-- begin EXTRACTED DATA --

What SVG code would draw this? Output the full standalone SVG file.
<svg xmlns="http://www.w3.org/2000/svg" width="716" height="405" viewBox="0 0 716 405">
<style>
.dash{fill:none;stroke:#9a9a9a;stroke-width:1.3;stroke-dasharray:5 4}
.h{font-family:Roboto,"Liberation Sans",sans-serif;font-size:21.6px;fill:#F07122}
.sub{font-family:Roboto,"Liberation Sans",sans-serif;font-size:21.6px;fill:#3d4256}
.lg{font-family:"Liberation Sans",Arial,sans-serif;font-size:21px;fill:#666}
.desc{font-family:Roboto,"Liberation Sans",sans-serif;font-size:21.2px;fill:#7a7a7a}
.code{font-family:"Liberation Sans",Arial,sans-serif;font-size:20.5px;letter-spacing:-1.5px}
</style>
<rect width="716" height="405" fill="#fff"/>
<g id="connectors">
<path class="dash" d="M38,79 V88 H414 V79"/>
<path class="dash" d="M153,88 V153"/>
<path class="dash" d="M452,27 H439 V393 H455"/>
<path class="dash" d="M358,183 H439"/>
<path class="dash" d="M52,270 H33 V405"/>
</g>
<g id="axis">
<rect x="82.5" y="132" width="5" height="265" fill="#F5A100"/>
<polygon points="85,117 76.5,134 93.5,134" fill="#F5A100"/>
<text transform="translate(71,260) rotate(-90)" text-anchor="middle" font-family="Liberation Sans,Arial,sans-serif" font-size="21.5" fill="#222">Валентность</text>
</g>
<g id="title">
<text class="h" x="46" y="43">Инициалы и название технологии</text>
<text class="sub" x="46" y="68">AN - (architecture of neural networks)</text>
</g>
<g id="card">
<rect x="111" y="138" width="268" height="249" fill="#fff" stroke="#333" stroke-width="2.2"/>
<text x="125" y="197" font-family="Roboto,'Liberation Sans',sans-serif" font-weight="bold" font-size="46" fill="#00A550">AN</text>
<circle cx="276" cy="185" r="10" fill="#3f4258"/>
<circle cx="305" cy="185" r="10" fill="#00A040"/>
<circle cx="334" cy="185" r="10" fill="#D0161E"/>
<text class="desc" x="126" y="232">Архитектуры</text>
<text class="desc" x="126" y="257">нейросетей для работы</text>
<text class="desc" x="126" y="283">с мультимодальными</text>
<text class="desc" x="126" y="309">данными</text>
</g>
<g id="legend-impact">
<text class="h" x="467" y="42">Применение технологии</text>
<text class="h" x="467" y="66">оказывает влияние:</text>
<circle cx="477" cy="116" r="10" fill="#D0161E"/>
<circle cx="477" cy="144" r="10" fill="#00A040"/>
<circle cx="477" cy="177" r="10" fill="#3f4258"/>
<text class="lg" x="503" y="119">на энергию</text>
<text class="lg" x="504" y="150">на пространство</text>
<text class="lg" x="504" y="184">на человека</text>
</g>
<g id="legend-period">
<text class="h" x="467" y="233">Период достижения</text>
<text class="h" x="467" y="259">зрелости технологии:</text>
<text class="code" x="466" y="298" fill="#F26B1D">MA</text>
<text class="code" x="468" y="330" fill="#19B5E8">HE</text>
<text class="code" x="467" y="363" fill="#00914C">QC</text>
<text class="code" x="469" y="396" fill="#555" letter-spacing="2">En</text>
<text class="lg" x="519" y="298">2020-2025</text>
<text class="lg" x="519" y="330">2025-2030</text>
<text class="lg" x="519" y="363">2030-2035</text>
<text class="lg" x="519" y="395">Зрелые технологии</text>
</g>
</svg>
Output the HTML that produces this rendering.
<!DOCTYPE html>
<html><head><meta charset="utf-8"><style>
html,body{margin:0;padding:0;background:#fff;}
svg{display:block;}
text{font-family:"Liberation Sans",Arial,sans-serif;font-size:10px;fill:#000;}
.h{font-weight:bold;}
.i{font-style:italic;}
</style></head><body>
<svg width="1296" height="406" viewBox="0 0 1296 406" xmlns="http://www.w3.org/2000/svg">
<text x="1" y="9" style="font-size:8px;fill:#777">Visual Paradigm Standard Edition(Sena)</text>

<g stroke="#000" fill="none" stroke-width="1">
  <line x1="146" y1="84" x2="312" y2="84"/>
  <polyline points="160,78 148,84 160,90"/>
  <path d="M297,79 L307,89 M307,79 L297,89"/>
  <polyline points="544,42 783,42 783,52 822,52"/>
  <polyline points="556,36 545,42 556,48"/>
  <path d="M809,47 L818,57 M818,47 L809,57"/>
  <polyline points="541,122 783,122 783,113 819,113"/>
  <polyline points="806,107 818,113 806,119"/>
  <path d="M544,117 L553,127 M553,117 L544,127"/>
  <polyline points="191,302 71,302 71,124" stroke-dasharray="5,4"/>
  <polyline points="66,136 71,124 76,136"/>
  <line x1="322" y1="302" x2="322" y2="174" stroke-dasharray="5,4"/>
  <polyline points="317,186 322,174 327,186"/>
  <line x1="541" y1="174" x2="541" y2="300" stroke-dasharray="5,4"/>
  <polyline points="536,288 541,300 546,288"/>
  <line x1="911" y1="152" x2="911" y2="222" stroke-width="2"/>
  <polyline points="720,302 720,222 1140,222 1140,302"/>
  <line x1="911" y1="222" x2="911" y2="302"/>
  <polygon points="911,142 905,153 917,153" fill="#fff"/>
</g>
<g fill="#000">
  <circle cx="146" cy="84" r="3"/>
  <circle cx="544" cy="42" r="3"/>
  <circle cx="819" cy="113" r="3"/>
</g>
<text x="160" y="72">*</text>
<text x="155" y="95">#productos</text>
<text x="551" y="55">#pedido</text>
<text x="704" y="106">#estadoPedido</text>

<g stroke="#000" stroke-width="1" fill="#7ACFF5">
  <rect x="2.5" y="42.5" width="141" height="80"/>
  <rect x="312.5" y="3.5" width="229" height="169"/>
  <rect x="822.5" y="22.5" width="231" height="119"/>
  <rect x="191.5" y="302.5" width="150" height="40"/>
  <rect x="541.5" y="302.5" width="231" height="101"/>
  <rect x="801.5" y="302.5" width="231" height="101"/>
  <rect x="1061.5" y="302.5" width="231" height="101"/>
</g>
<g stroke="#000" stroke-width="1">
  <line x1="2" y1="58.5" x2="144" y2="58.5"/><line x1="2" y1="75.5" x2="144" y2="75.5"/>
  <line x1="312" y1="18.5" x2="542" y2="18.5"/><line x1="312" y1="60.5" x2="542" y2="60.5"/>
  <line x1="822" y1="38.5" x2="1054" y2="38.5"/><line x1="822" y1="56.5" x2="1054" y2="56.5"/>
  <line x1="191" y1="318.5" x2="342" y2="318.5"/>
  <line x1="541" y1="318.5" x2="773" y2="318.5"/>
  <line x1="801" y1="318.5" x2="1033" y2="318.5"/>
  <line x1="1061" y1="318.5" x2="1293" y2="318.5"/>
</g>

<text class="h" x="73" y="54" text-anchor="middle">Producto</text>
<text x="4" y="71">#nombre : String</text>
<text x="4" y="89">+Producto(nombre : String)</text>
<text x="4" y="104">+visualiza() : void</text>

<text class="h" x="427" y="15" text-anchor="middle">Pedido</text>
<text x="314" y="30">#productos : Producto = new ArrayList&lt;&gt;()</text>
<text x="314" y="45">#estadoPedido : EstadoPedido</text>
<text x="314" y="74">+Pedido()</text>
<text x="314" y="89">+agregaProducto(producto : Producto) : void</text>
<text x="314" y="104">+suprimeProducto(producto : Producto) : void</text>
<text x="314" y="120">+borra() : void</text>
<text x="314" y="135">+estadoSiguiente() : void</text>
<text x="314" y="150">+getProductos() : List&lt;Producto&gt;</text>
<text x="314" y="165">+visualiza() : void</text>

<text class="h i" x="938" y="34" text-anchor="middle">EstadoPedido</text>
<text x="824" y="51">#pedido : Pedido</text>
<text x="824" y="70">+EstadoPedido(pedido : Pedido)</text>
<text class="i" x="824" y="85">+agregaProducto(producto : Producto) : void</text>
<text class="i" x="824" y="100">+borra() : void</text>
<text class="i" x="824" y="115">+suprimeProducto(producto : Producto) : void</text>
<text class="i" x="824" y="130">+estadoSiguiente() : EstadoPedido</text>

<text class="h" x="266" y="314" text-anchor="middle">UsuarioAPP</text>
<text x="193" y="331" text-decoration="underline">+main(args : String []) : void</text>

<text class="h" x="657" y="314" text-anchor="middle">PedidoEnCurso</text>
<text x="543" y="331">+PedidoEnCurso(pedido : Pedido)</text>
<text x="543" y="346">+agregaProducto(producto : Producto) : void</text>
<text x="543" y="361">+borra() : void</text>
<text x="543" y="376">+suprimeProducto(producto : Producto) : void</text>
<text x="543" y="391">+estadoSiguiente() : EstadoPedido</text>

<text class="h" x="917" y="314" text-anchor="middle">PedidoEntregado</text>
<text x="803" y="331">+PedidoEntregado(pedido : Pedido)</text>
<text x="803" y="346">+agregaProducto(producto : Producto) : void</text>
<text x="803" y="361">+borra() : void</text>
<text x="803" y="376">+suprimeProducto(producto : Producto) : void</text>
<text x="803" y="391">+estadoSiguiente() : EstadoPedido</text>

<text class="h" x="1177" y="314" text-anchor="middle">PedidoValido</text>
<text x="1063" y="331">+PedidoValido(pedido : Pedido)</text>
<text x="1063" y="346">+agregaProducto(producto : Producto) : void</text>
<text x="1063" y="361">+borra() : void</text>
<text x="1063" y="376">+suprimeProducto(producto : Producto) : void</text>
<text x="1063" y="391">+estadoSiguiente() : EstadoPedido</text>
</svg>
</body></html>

-- end EXTRACTED DATA --
-- begin EXTRACTED DATA --

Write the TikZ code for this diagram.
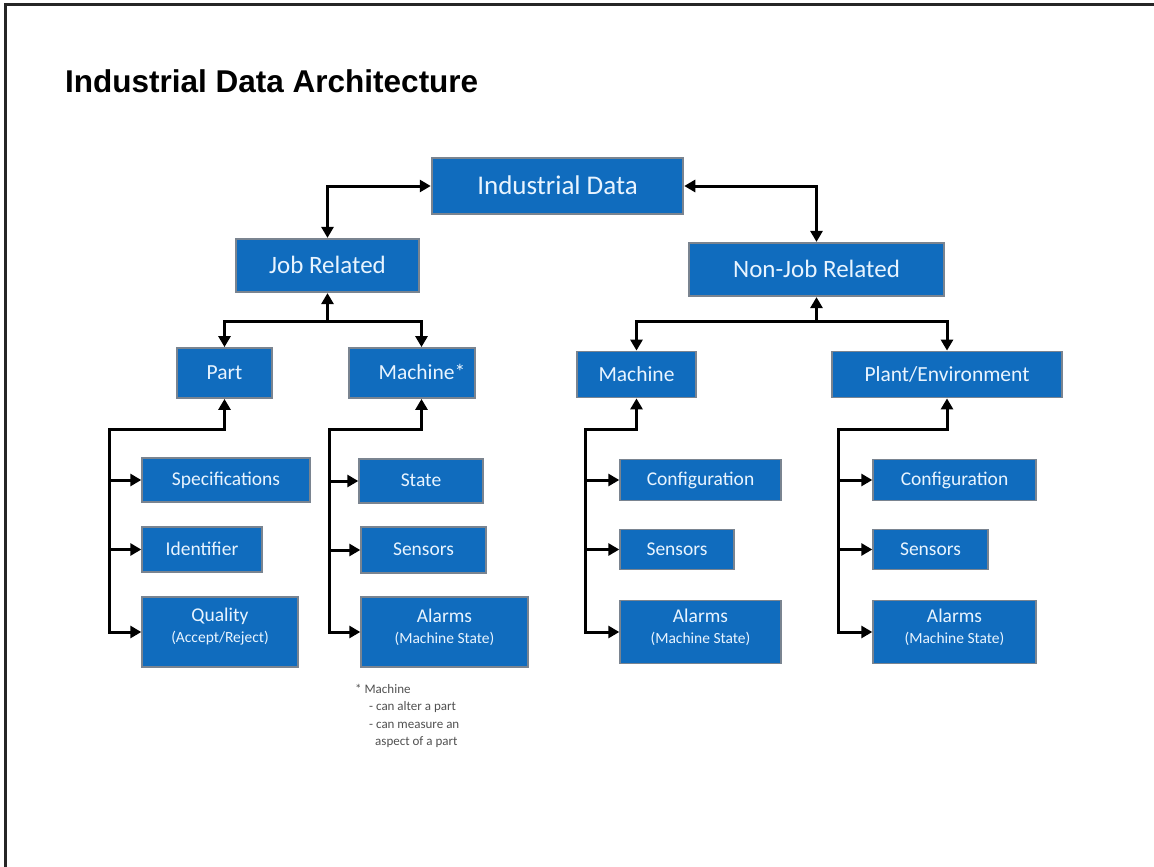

-- end EXTRACTED DATA --

* AIM: Read the entries and show each line that mentions "Output".

* TASK RESULT:
What SVG code would draw this? Output the full standalone SVG file.
Output the HTML that produces this rendering.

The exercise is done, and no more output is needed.